The set opens with You Only Disappear and it’s a joyous surprise to note that they’ve taken as much care with the sound in this little room as they did in the Melkweg. Again, it’s superb. Karaoke Soul bounds into life next and then Walk to Hawaii follows, getting the night’s first (and only) War reference, “This is a song abut lying on the beach and then as you look out, just on the horizon, you see a mushroom cloud. A cloud caused by Tony Blair and George Bush.”


“Cheers for that Tom!” says some guy at the back and Tom laughs and the atmosphere is restored to it’s pleasant level. A few songs later and Tom pulls Streetlight out of the bag. It’s amazing to think this song is a b-side! Easily my favourite of all his songs it’s a sheer delight. Calm but strong in it’s structure, Tom whispers some of his most touching lyrics whilst plucking gently at his guitar and the cello blends in and out like you’re catching glimpses of it from a mile away. By the end of it we’re all under his spell.

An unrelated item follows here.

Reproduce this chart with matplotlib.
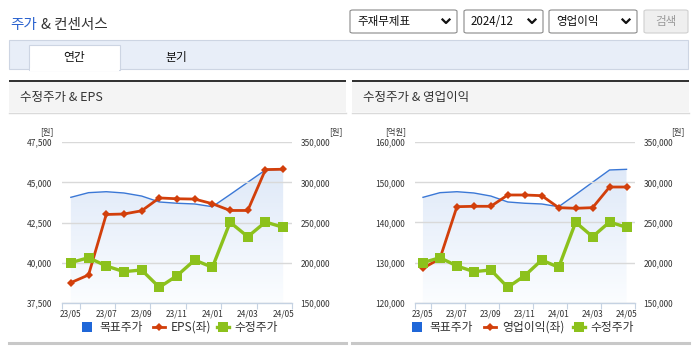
import numpy as np
import matplotlib.pyplot as plt
from matplotlib.patches import Rectangle, FancyBboxPatch
from matplotlib.lines import Line2D
from matplotlib.colors import LinearSegmentedColormap

plt.rcParams['font.family'] = ['Noto Sans CJK KR', 'DejaVu Sans']

# data
months = ['23/05', '23/06', '23/07', '23/08', '23/09', '23/10', '23/11',
          '23/12', '24/01', '24/02', '24/03', '24/04', '24/05']
target_price = [281400, 287200, 288400, 286800, 283000, 275600, 274000,
                273100, 269700, 284800, 300200, 315500, 316300]
adj_price = [200000, 206100, 195800, 188700, 190800, 169200, 183700,
             203200, 194100, 250300, 232300, 250600, 244000]
eps = [38750, 39230, 43000, 43030, 43230, 44030, 43980,
       43960, 43670, 43250, 43250, 45800, 45820]
op_income = [128580, 131000, 143940, 144040, 144040, 146860, 146860,
             146690, 143700, 143540, 143700, 148850, 148850]

eps_ticks = [37500, 40000, 42500, 45000, 47500]
op_ticks = [120000, 130000, 140000, 150000, 160000]
price_ticks = [150000, 200000, 250000, 300000, 350000]

W, H = 695, 349
BLUE = '#3b78d6'
RED = '#d23f0b'
GREEN = '#8cc11c'
TXT = '#333333'

fig = plt.figure(figsize=(W / 100, H / 100), dpi=100)
fig.patch.set_facecolor('white')


def fx(x):
    return x / W


def fy(y):
    return 1 - y / H


def rect(x, y, w, h, fc, ec='none', lw=0, z=0):
    fig.patches.append(Rectangle((fx(x), fy(y + h)), w / W, h / H, transform=fig.transFigure,
                                 facecolor=fc, edgecolor=ec, linewidth=lw, zorder=z))


def hline(x0, x1, y, color, lw=1.0):
    fig.add_artist(Line2D([fx(x0), fx(x1)], [fy(y), fy(y)], transform=fig.transFigure,
                          color=color, linewidth=lw))


# top title
fig.text(fx(10), fy(25), '주가', color='#2a62cf', fontsize=10.5, va='center')
fig.text(fx(41), fy(25), '& 컨센서스', color=TXT, fontsize=10.5, va='center')

# dropdowns
boxes = [(350, 457, '주재무제표'), (464, 543, '2024/12'), (549, 637, '영업이익')]
for x0, x1, lab in boxes:
    fig.patches.append(FancyBboxPatch((fx(x0), fy(33)), (x1 - x0) / W, 23 / H,
                                      boxstyle='round,pad=0,rounding_size=0.004',
                                      transform=fig.transFigure, facecolor='white',
                                      edgecolor='#8a8a8a', linewidth=0.8))
    fig.text(fx(x0 + 7), fy(21.5), lab, fontsize=8.3, color='#111111', va='center')
    cx = x1 - 11
    fig.add_artist(Line2D([fx(cx - 3.5), fx(cx), fx(cx + 3.5)], [fy(19.5), fy(23), fy(19.5)],
                          transform=fig.transFigure, color='#111111', linewidth=1.6))
fig.patches.append(FancyBboxPatch((fx(644), fy(33)), 44 / W, 23 / H,
                                  boxstyle='round,pad=0,rounding_size=0.004',
                                  transform=fig.transFigure, facecolor='#efefef',
                                  edgecolor='#cfcfcf', linewidth=0.8))
fig.text(fx(666), fy(21.5), '검색', fontsize=8.3, color='#9a9a9a', va='center', ha='center')

# tab bar
rect(9, 40, 679, 29, '#e8eef8', ec='#cdd5e3', lw=0.8)
rect(29, 45, 91, 25, 'white', ec='#cdd5e3', lw=0.8, z=1)
rect(29.6, 68, 89.8, 3, 'white', z=2)
fig.text(fx(74.5), fy(57.5), '연간', fontsize=8.5, color='#111111', ha='center', va='center')
fig.text(fx(176), fy(57.5), '분기', fontsize=8.5, color='#111111', ha='center', va='center')


def panel(x0, x1, title):
    rect(x0, 82, x1 - x0, 30, '#f4f4f4')
    rect(x0, 79.5, x1 - x0, 2.5, '#333333')
    hline(x0, x1, 112.5, '#dadada', 1.0)
    hline(x0, x1, 343, '#c8c8c8', 2.2)
    fig.text(fx(x0 + 11), fy(97), title, fontsize=9, color=TXT, va='center')


panel(9, 346, '수정주가 & EPS')
panel(352, 689, '수정주가 & 영업이익')

grad = LinearSegmentedColormap.from_list('g', ['#fbfdff', '#dfe9f8'])
x = np.arange(len(months))


def chart(left, right, lvals, lticks, lname, lunit, legend_x):
    top, bot = 142.3, 302.7
    ax = fig.add_axes([fx(left), fy(bot), (right - left) / W, (bot - top) / H])
    ax_area = ax.twinx()
    ax_top = ax.twinx()
    ax_area.set_zorder(0)
    ax.set_zorder(1)
    ax_top.set_zorder(2)
    ax.patch.set_visible(False)
    ax_top.patch.set_visible(False)

    for a in (ax, ax_area, ax_top):
        for s in a.spines.values():
            s.set_visible(False)
    ax.set_xlim(-0.5, len(months) - 0.5)
    ax.set_ylim(lticks[0], lticks[-1])
    ax_area.set_ylim(price_ticks[0], price_ticks[-1])
    ax_top.set_ylim(price_ticks[0], price_ticks[-1])

    # area + target price line
    poly = ax_area.fill_between(x, target_price, price_ticks[0], color='none', linewidth=0)
    img = ax_area.imshow(np.linspace(0, 1, 200).reshape(-1, 1), cmap=grad, aspect='auto',
                         extent=[-0.5, len(months) - 0.5, price_ticks[0], max(target_price)],
                         origin='lower', zorder=1)
    img.set_clip_path(poly.get_paths()[0], transform=ax_area.transData)
    ax_area.plot(x, target_price, color=BLUE, linewidth=1.0, zorder=2)
    ax_area.set_xlim(-0.5, len(months) - 0.5)
    ax_area.set_ylim(price_ticks[0], price_ticks[-1])
    ax_area.set_yticks([])

    # left series
    ax.plot(x, lvals, color=RED, linewidth=2.0, marker='D', markersize=4.2,
            markeredgewidth=0, zorder=3)
    # adjusted price
    ax_top.plot(x, adj_price, color=GREEN, linewidth=2.4, marker='s', markersize=6.5,
                markeredgewidth=0, zorder=3)

    ax.set_yticks(lticks)
    ax.set_yticklabels([f'{v:,}' for v in lticks])
    ax.grid(axis='y', color='#d9d9d9', linewidth=1.0)
    ax.set_axisbelow(True)
    ax.tick_params(axis='y', length=0, pad=7, labelsize=6, labelcolor=TXT)
    ax_top.set_yticks(price_ticks)
    ax_top.set_yticklabels([f'{v:,}' for v in price_ticks])
    ax_top.tick_params(axis='y', length=0, pad=6, labelsize=6, labelcolor=TXT)

    ax.set_xticks(x[::2])
    ax.set_xticklabels(months[::2])
    ax.set_xticks([-0.5] + [i + 0.5 for i in range(0, len(months) - 1, 2)] + [len(months) - 0.5],
                  minor=True)
    ax.set_xlim(-0.5, len(months) - 0.5)
    ax.tick_params(axis='x', which='major', length=0, pad=5, labelsize=6, labelcolor=TXT)
    ax.tick_params(axis='x', which='minor', length=4, width=0.8, color='#c5d2e2')
    ax.spines['bottom'].set_visible(True)
    ax.spines['bottom'].set_color('#c5d2e2')
    ax.spines['bottom'].set_linewidth(1.0)

    # units
    fig.text(fx(left - 8), fy(132), lunit, fontsize=6, color=TXT, ha='right', va='center')
    fig.text(fx(right + 50), fy(132), '[원]', fontsize=6, color=TXT, ha='right', va='center')

    # legend
    lx = legend_x
    ly = 327
    rect(lx[0], ly - 5, 10, 10, '#1f67d8', z=3)
    fig.text(fx(lx[0] + 17), fy(ly), '목표주가', fontsize=8.5, color=TXT, va='center')
    fig.add_artist(Line2D([fx(lx[1]), fx(lx[1] + 12)], [fy(ly), fy(ly)], transform=fig.transFigure,
                          color=RED, linewidth=2.0))
    fig.add_artist(Line2D([fx(lx[1] + 6)], [fy(ly)], transform=fig.transFigure, color=RED,
                          marker='D', markersize=4.2, markeredgewidth=0))
    fig.text(fx(lx[1] + 18), fy(ly), lname, fontsize=8.5, color=TXT, va='center')
    fig.add_artist(Line2D([fx(lx[2]), fx(lx[2] + 12)], [fy(ly), fy(ly)], transform=fig.transFigure,
                          color=GREEN, linewidth=2.4))
    fig.add_artist(Line2D([fx(lx[2] + 6)], [fy(ly)], transform=fig.transFigure, color=GREEN,
                          marker='s', markersize=6.5, markeredgewidth=0))
    fig.text(fx(lx[2] + 17), fy(ly), '수정주가', fontsize=8.5, color=TXT, va='center')


chart(62, 292, eps, eps_ticks, 'EPS(좌)', '[원]', (82, 153, 217))
chart(414.5, 635, op_income, op_ticks, '영업이익(좌)', '[억원]', (412, 484, 573))

fig.savefig('out.png', dpi=100)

The other wonderful thing about tonight is that I can get to and from the bar easily and the beer is dirt cheap – the result being that by the time they near the end of the set I’m completely rat arsed, and so are the rest of the crowd. It’s Tom’s birthday today and a few people have been nice enough to bring cards and presents, which Tom has placed around the stage. ” It’s been great to come and play here. It’s not often we get to have a day off during a tour, but that’s what today’s felt like. You know, normally we get off the bus in a different city every day and then play and that’s it, but today we get to come here. We’ve had a walk on the beach, a couple of drinks in the afternoon and it’s been wonderful.”It’s an amazing contrast to see thim so relaxed and open compared to the intense, introverted presence he projected last night. ” Anybody been to Brazil?” asks Tom and after chatting with a couple of people who had for a few moments he tells us a story of how he was in Sao Paulo chasing fireworks around town in the hope of finding ‘something to smoke’ and wrote this song whilst running about like a lunatic. The song was Sao Paulo Rain and it doesn’t mention fireworks once. Not that it matters, it’s still a great song.


Tonight’s gig is everything last night was and more. The quality of the playing is astonishing. Clear, precise and impeccably played but there’s a wonderful depth and meaning to each of the songs. Every one bears it’s heart on it’s sleeve and stands confident in doing so. What’s most enjoyable tonight though is the atmosphere. The crowd are warmer than last night, despite being smaller and so are the band. I didn’t expect a long night, but we’re treated to a full 13 song set and then he comes back for an encore. Bloodless is performed solo and shows that the songs from the first album still sound as good next to the new material. The band return for A Day Like Today and Tom says, “I can’t imagine the record company will let us play here again, but I’d like to thank Hugo for bringing us out here.” I get the impression Hugo is the owner or at least manager of Scum and it’s his birthday too! How nice. [correction : turns out his name is Huig; he’s not the owner, he’s a promoter and he was born in August. So what the hell was I talking about when I wrote this?]


The Boy with the Bubblegun rounds off the encore and is another highlight. Soaring into an intense climax it brings the night to a fitting conclusion. Or so I thought as I went once more to the bar. The band came offstage and joined the crowd for a drink and as I’m looking around for Tom he comes back on stage and takes his seat by the piano for two more songs. After that he’s finally finished. He doesn’t wander backstage, just climbs down into the crowd to find a beer. Like I said, Intimate isn’t the word. Although last night was good, tonight’s been so much better. I’ve had a great time and I can tell that the band have too, but how the hell do I get home?